=== DATA EXTRACT ===
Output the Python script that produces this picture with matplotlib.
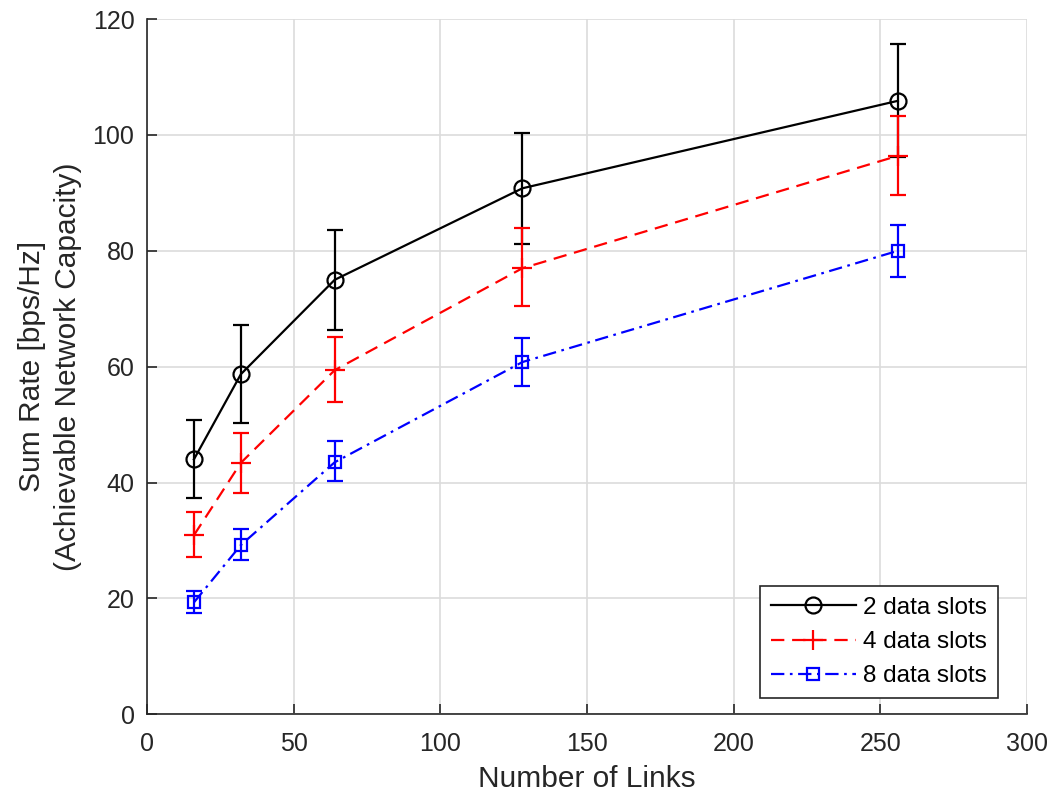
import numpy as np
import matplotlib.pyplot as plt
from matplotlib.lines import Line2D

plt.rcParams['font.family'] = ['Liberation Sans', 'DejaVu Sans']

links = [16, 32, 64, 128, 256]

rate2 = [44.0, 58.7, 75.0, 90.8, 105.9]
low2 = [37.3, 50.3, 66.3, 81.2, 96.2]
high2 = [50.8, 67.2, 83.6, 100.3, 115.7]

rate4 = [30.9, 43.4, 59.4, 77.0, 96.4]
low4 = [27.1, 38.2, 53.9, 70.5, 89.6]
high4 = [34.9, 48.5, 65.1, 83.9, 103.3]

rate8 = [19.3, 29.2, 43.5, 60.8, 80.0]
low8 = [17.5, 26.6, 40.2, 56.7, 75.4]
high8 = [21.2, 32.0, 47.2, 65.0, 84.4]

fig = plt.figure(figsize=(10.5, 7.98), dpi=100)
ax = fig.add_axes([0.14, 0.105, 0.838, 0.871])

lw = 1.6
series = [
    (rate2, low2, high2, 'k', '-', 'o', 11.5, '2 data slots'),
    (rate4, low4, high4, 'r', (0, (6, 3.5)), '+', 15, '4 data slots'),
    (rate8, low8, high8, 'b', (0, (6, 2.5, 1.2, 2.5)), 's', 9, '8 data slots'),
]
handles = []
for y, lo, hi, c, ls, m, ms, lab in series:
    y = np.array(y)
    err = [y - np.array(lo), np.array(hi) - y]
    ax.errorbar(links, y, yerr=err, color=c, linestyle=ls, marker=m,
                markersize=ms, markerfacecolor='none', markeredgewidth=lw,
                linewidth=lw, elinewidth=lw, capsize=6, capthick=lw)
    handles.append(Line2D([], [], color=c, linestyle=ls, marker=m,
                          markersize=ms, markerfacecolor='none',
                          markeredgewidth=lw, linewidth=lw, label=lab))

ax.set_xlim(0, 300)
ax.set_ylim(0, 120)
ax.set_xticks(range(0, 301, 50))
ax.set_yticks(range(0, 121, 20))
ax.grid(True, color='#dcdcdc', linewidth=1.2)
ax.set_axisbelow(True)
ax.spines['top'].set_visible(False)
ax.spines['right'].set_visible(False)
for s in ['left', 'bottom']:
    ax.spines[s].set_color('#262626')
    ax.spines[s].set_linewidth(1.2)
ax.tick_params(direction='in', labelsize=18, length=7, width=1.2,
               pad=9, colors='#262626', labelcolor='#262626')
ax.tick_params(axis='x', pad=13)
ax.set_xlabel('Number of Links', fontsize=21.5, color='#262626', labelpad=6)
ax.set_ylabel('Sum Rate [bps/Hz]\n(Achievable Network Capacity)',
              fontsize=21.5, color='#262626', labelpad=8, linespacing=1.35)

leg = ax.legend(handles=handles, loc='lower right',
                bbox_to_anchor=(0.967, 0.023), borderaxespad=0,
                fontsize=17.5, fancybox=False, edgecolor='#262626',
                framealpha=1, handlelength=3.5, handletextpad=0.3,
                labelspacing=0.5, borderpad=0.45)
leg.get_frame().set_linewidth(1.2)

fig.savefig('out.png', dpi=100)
===
● PROBLEM STATEMENT
Pictures are to be left out; repeat all the remaining data exactly.

● SOLUTION FOR THIS PROBLEM
Output the Python script that produces this picture with matplotlib.
import numpy as np
import matplotlib.pyplot as plt
from matplotlib.lines import Line2D

plt.rcParams['font.family'] = ['Liberation Sans', 'DejaVu Sans']

links = [16, 32, 64, 128, 256]

rate2 = [44.0, 58.7, 75.0, 90.8, 105.9]
low2 = [37.3, 50.3, 66.3, 81.2, 96.2]
high2 = [50.8, 67.2, 83.6, 100.3, 115.7]

rate4 = [30.9, 43.4, 59.4, 77.0, 96.4]
low4 = [27.1, 38.2, 53.9, 70.5, 89.6]
high4 = [34.9, 48.5, 65.1, 83.9, 103.3]

rate8 = [19.3, 29.2, 43.5, 60.8, 80.0]
low8 = [17.5, 26.6, 40.2, 56.7, 75.4]
high8 = [21.2, 32.0, 47.2, 65.0, 84.4]

fig = plt.figure(figsize=(10.5, 7.98), dpi=100)
ax = fig.add_axes([0.14, 0.105, 0.838, 0.871])

lw = 1.6
series = [
    (rate2, low2, high2, 'k', '-', 'o', 11.5, '2 data slots'),
    (rate4, low4, high4, 'r', (0, (6, 3.5)), '+', 15, '4 data slots'),
    (rate8, low8, high8, 'b', (0, (6, 2.5, 1.2, 2.5)), 's', 9, '8 data slots'),
]
handles = []
for y, lo, hi, c, ls, m, ms, lab in series:
    y = np.array(y)
    err = [y - np.array(lo), np.array(hi) - y]
    ax.errorbar(links, y, yerr=err, color=c, linestyle=ls, marker=m,
                markersize=ms, markerfacecolor='none', markeredgewidth=lw,
                linewidth=lw, elinewidth=lw, capsize=6, capthick=lw)
    handles.append(Line2D([], [], color=c, linestyle=ls, marker=m,
                          markersize=ms, markerfacecolor='none',
                          markeredgewidth=lw, linewidth=lw, label=lab))

ax.set_xlim(0, 300)
ax.set_ylim(0, 120)
ax.set_xticks(range(0, 301, 50))
ax.set_yticks(range(0, 121, 20))
ax.grid(True, color='#dcdcdc', linewidth=1.2)
ax.set_axisbelow(True)
ax.spines['top'].set_visible(False)
ax.spines['right'].set_visible(False)
for s in ['left', 'bottom']:
    ax.spines[s].set_color('#262626')
    ax.spines[s].set_linewidth(1.2)
ax.tick_params(direction='in', labelsize=18, length=7, width=1.2,
               pad=9, colors='#262626', labelcolor='#262626')
ax.tick_params(axis='x', pad=13)
ax.set_xlabel('Number of Links', fontsize=21.5, color='#262626', labelpad=6)
ax.set_ylabel('Sum Rate [bps/Hz]\n(Achievable Network Capacity)',
              fontsize=21.5, color='#262626', labelpad=8, linespacing=1.35)

leg = ax.legend(handles=handles, loc='lower right',
                bbox_to_anchor=(0.967, 0.023), borderaxespad=0,
                fontsize=17.5, fancybox=False, edgecolor='#262626',
                framealpha=1, handlelength=3.5, handletextpad=0.3,
                labelspacing=0.5, borderpad=0.45)
leg.get_frame().set_linewidth(1.2)

fig.savefig('out.png', dpi=100)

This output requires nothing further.